EXPLORABLES
This explorable illustrates how the combination of variation and selection in a model biological system can increase the average fitness of a population of mutants of a species over time. Fitness of each mutant quantifies how well it can reproduce compared to other mutants. Variation introduces new mutants. Sometimes a mutant’s fitness is lower than its parent’s, sometimes higher. When lower, the mutant typically goes extinct, if higher the mutant can outperform others and proliferate in the population. This way mutants with higher fitness are naturally selected.
Press Play to start the simulation and keep on reading for more details.
This is how it works:
In this explorable, we have a hexagonal world in which each one of the 7651 pixels represents an individual of a particular mutant type.
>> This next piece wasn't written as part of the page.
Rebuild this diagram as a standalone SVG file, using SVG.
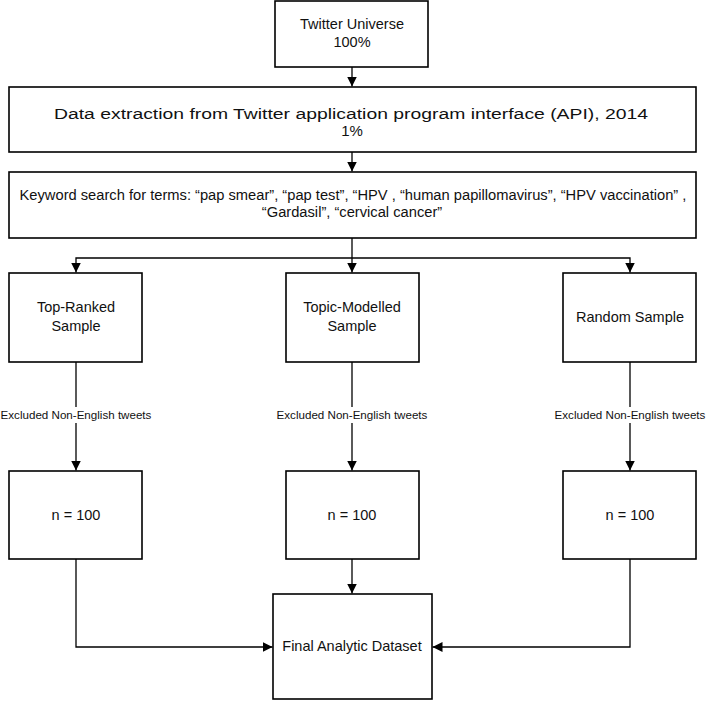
<svg xmlns="http://www.w3.org/2000/svg" width="706" height="701" viewBox="0 0 706 701">
<defs>
<style>
.box{fill:#fff;stroke:#000;stroke-width:1.6}
.t{font-family:"Liberation Sans",Arial,sans-serif;font-size:14.5px;fill:#111;text-anchor:middle}
.k{font-size:14.7px}
.lbl{font-family:"Liberation Sans",Arial,sans-serif;font-size:11.6px;fill:#111;text-anchor:middle}
.c{fill:none;stroke:#000;stroke-width:1.3}
.bg{fill:#fff}
</style>
<marker id="ah" markerUnits="userSpaceOnUse" markerWidth="10" markerHeight="10" refX="10" refY="5" orient="auto">
<path d="M0,0 L10,5 L0,10 z" fill="#000"/>
</marker>
</defs>
<rect width="706" height="701" fill="#fff"/>
<g id="connectors">
<path class="c" d="M352,67 V86.5" marker-end="url(#ah)"/>
<path class="c" d="M352,152 V171.5" marker-end="url(#ah)"/>
<path class="c" d="M352,238 V272.5" marker-end="url(#ah)"/>
<path class="c" d="M352,258 H76 V272.5" marker-end="url(#ah)"/>
<path class="c" d="M352,258 H630 V272.5" marker-end="url(#ah)"/>
<path class="c" d="M76,362 V470.5" marker-end="url(#ah)"/>
<path class="c" d="M352,362 V470.5" marker-end="url(#ah)"/>
<path class="c" d="M630,362 V470.5" marker-end="url(#ah)"/>
<path class="c" d="M352,559 V593.5" marker-end="url(#ah)"/>
<path class="c" d="M76,559 V647 H272.5" marker-end="url(#ah)"/>
<path class="c" d="M630,559 V647 H432.5" marker-end="url(#ah)"/>
<g id="label-left"><rect class="bg" x="0" y="407" width="152" height="16"/><text class="lbl" x="76" y="419">Excluded Non-English tweets</text></g>
<g id="label-mid"><rect class="bg" x="276" y="407" width="152" height="16"/><text class="lbl" x="352" y="419">Excluded Non-English tweets</text></g>
<g id="label-right"><rect class="bg" x="554" y="407" width="152" height="16"/><text class="lbl" x="630" y="419">Excluded Non-English tweets</text></g>
</g>
<g id="twitter-universe">
<rect class="box" x="275" y="1" width="153" height="66"/>
<text class="t" x="352" y="29">Twitter Universe</text>
<text class="t" x="352" y="47">100%</text>
</g>
<g id="data-extraction">
<rect class="box" x="9" y="87" width="687" height="65"/>
<text class="t" x="351" y="119" style="font-size:15.5px" textLength="594" lengthAdjust="spacingAndGlyphs">Data extraction from Twitter application program interface (API), 2014</text>
<text class="t" x="352" y="136" style="font-size:15px">1%</text>
</g>
<g id="keyword-search">
<rect class="box" x="9" y="172" width="687" height="66"/>
<text class="t k" x="353" y="200">Keyword search for terms: “pap smear”, “pap test”, “HPV , “human papillomavirus”, “HPV vaccination” ,</text>
<text class="t k" x="352" y="217">“Gardasil”, “cervical cancer”</text>
</g>
<g id="top-ranked">
<rect class="box" x="9" y="273" width="133" height="89"/>
<text class="t" x="76" y="312">Top-Ranked</text>
<text class="t" x="76" y="331">Sample</text>
</g>
<g id="topic-modelled">
<rect class="box" x="286" y="273" width="133" height="89"/>
<text class="t" x="352" y="312">Topic-Modelled</text>
<text class="t" x="352" y="331">Sample</text>
</g>
<g id="random-sample">
<rect class="box" x="563" y="273" width="133" height="89"/>
<text class="t" x="630" y="322">Random Sample</text>
</g>
<g id="n-left">
<rect class="box" x="9" y="471" width="133" height="88"/>
<text class="t" x="76" y="520">n = 100</text>
</g>
<g id="n-mid">
<rect class="box" x="286" y="471" width="133" height="88"/>
<text class="t" x="352" y="520">n = 100</text>
</g>
<g id="n-right">
<rect class="box" x="563" y="471" width="133" height="88"/>
<text class="t" x="630" y="520">n = 100</text>
</g>
<g id="final-dataset">
<rect class="box" x="273" y="594" width="159" height="105"/>
<text class="t" x="352" y="651">Final Analytic Dataset</text>
</g>
</svg>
Initially, the entire system is uniform, i.e. we only have one type of mutant (blue).
The important quantity associated with every mutant is its fitness $f$, a single number that quantifies how well, compared to other mutants, a mutant can proliferate and survive in the population.
Mutation:
Variation in the system is caused by mutation. Every individual patch can mutate into a new variant, indicated by a new color, like so:
The new mutant (orange) also has a new fitness $ f^\prime = f + \delta f $ where $ \delta f $ is a random $\pm$ increment that is distributed symmetrically around the previous fitness $ f $. So with equal probability the new mutant has a smaller or larger fitness. The rate at which mutations occur in the system is governed by the mutation rate which you can vary with the corresponding slider. In the little inset plot in the control panel the emergence of new mutants is indicated by little flashes on the fitness axis. The abundance of different mutants is indicated by vertical spikes in the corresponding color.
Selection:
When two different mutants, say 1 (orange) and 2 (green), with fitnesses $f_1$ and $f_2$, are adjacent, then with probability $0\leq P\leq 1$ mutant 1 will remove mutant 2 and reproduce into the new, vacant site. With probability $1-P$ the reverse occurs, like so:
The probability $P$ is a function of the difference of the fitnesses $f_1-f_2$. For example we can chose a sigmoid function:
$ P = \frac{1}{1+\exp\left( - \sigma (f_1 - f_2) \right)} $
If $f_1 > f_2$ then $P>1/2$, so mutant 1 is more likely to win. The parameter $\sigma$ is the selectivity that you can adjust with the corresponding slider. In controls how clear the decision about the winner is, e.g. if $\sigma \gg 1$ even if $f_1$ is only slightly larger than $f_2$ mutant 1 will win almost certainly.
Long range interactions:
For the preset parameters, interactions only occur with neighbors. With the long range interaction parameter you can increase the likelihood that a mutant will compete with any other patch in the world. This can be interpreted as a mixing of the population of mutants.